# TASK TO COMPLETE
Find the lines holding the string "this" in the data, then copy all of them.
=-=-=-=-=
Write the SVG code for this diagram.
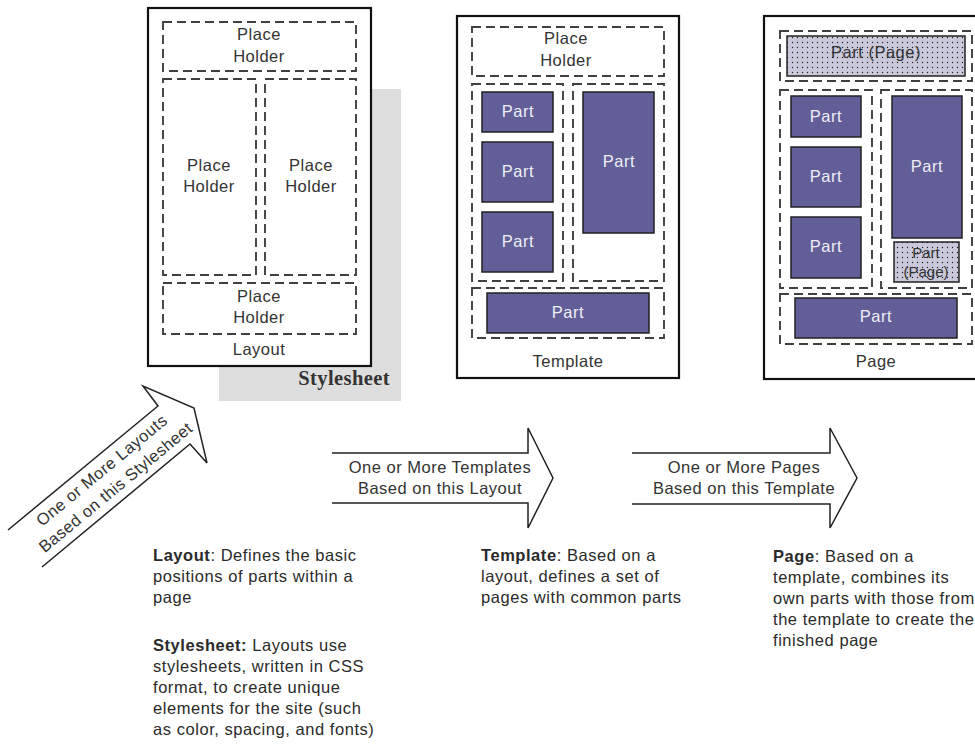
<svg xmlns="http://www.w3.org/2000/svg" width="975" height="744" viewBox="0 0 975 744">
<defs>
<pattern id="dots" width="5" height="5" patternUnits="userSpaceOnUse">
<rect width="5" height="5" fill="#c9c9db"/>
<circle cx="2.5" cy="2.5" r="0.7" fill="#222"/>
</pattern>
</defs>
<style>
.frame{fill:#fff;stroke:#111;stroke-width:2.2}
.ph{fill:none;stroke:#404040;stroke-width:1.9;stroke-dasharray:9 5}
.part{fill:#615e98;stroke:#222;stroke-width:1.5}
.ppage{fill:url(#dots);stroke:#222;stroke-width:1.5}
.t{font-family:"Liberation Sans",Arial,sans-serif;font-size:16.5px;letter-spacing:0.5px;fill:#333;text-anchor:middle}
.tw{font-family:"Liberation Sans",Arial,sans-serif;font-size:16.5px;letter-spacing:0.5px;fill:#eeeef6;text-anchor:middle}
.tp{font-family:"Liberation Sans",Arial,sans-serif;font-size:16.5px;letter-spacing:0.5px;fill:#333;text-anchor:middle}
.ts{font-family:"Liberation Sans",Arial,sans-serif;font-size:15px;fill:#333;text-anchor:middle}
.d{font-family:"Liberation Sans",Arial,sans-serif;font-size:16.5px;letter-spacing:0.55px;fill:#2a2a2a}
.b{font-weight:bold}
.arrow{fill:none;stroke:#222;stroke-width:1.5;stroke-linejoin:miter}
</style>

<g id="stylesheet">
<rect x="219" y="89" width="182" height="312" fill="#dedede"/>
<text x="390" y="385" font-family="'Liberation Serif','Times New Roman',serif" font-size="20.5" font-weight="bold" letter-spacing="0.4" fill="#333" text-anchor="end">Stylesheet</text>
</g>

<g id="layout">
<rect class="frame" x="148" y="8" width="223" height="358"/>
<rect class="ph" x="163" y="22" width="193" height="49"/>
<text class="t" x="259" y="40">Place</text>
<text class="t" x="259" y="62">Holder</text>
<rect class="ph" x="163" y="79" width="93" height="196"/>
<text class="t" x="209" y="171">Place</text>
<text class="t" x="209" y="192">Holder</text>
<rect class="ph" x="265" y="79" width="91" height="196"/>
<text class="t" x="311" y="171">Place</text>
<text class="t" x="311" y="192">Holder</text>
<rect class="ph" x="163" y="283" width="193" height="51"/>
<text class="t" x="259" y="302">Place</text>
<text class="t" x="259" y="323">Holder</text>
<text class="t" x="259" y="355">Layout</text>
</g>

<g id="template">
<rect class="frame" x="457" y="16" width="222" height="362"/>
<rect class="ph" x="472" y="27" width="192" height="49"/>
<text class="t" x="566" y="44">Place</text>
<text class="t" x="566" y="66">Holder</text>
<rect class="ph" x="472" y="84" width="91" height="197"/>
<rect class="ph" x="573" y="84" width="91" height="197"/>
<rect class="part" x="482" y="92" width="71" height="40"/>
<text class="tw" x="518" y="117">Part</text>
<rect class="part" x="482" y="142" width="71" height="60"/>
<text class="tw" x="518" y="177">Part</text>
<rect class="part" x="482" y="212" width="71" height="60"/>
<text class="tw" x="518" y="247">Part</text>
<rect class="part" x="583" y="92" width="71" height="141"/>
<text class="tw" x="619" y="167">Part</text>
<rect class="ph" x="472" y="288" width="192" height="50"/>
<rect class="part" x="487" y="293" width="162" height="40"/>
<text class="tw" x="568" y="318">Part</text>
<text class="t" x="568" y="367">Template</text>
</g>

<g id="page">
<rect class="frame" x="764" y="16" width="222" height="363"/>
<rect class="ph" x="780" y="31" width="192" height="50"/>
<rect class="ppage" x="787" y="36" width="178" height="40"/>
<text class="tp" x="876" y="58">Part (Page)</text>
<rect class="ph" x="780" y="90" width="92" height="198"/>
<rect class="ph" x="881" y="90" width="91" height="198"/>
<rect class="part" x="791" y="96" width="70" height="41"/>
<text class="tw" x="826" y="122">Part</text>
<rect class="part" x="791" y="147" width="70" height="60"/>
<text class="tw" x="826" y="182">Part</text>
<rect class="part" x="791" y="217" width="70" height="61"/>
<text class="tw" x="826" y="252">Part</text>
<rect class="part" x="892" y="96" width="70" height="142"/>
<text class="tw" x="927" y="172">Part</text>
<rect class="ppage" x="894" y="242" width="65" height="40"/>
<text class="ts" x="926" y="258">Part</text>
<text class="ts" x="926" y="277">(Page)</text>
<rect class="ph" x="780" y="294" width="192" height="50"/>
<rect class="part" x="795" y="298" width="162" height="40"/>
<text class="tw" x="876" y="322">Part</text>
<text class="t" x="876" y="367">Page</text>
</g>

<g id="connectors">
<g id="arrow-stylesheet-layout">
<path class="arrow" d="M8,530 L158,406 L143,386 L194,408 L207,463 L190,444 L42,567"/>
<g transform="translate(108.5,478.5) rotate(-39.6)">
<text class="t" x="0" y="-5">One or More Layouts</text>
<text class="t" x="0" y="17">Based on this Stylesheet</text>
</g>
</g>
<g id="arrow-layout-template">
<path class="arrow" d="M332,453 L528,453 L528,428 L553,478 L528,528 L528,503 L332,503"/>
<text class="t" x="440" y="473">One or More Templates</text>
<text class="t" x="440" y="494">Based on this Layout</text>
</g>
<g id="arrow-template-page">
<path class="arrow" d="M632,453 L830,453 L830,428 L857,478 L830,528 L830,504 L632,504"/>
<text class="t" x="744" y="473">One or More Pages</text>
<text class="t" x="744" y="494">Based on this Template</text>
</g>
</g>

<g id="descriptions">
<text class="d" x="153" y="561"><tspan class="b">Layout</tspan>: Defines the basic</text>
<text class="d" x="153" y="582">positions of parts within a</text>
<text class="d" x="153" y="603">page</text>
<text class="d" x="153" y="651"><tspan class="b">Stylesheet:</tspan> Layouts use</text>
<text class="d" x="153" y="672">stylesheets, written in CSS</text>
<text class="d" x="153" y="693">format, to create unique</text>
<text class="d" x="153" y="714">elements for the site (such</text>
<text class="d" x="153" y="735">as color, spacing, and fonts)</text>
<text class="d" x="481" y="561"><tspan class="b">Template</tspan>: Based on a</text>
<text class="d" x="481" y="582">layout, defines a set of</text>
<text class="d" x="481" y="603">pages with common parts</text>
<text class="d" x="773" y="562"><tspan class="b">Page</tspan>: Based on a</text>
<text class="d" x="773" y="583">template, combines its</text>
<text class="d" x="773" y="604">own parts with those from</text>
<text class="d" x="773" y="625">the template to create the</text>
<text class="d" x="773" y="646">finished page</text>
</g>
</svg>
=-=-=-=-=
# RESULT OF THE EXERCISE
Write the SVG code for this diagram.
<text class="t" x="0" y="17">Based on this Stylesheet</text>
<text class="t" x="440" y="494">Based on this Layout</text>
<text class="t" x="744" y="494">Based on this Template</text>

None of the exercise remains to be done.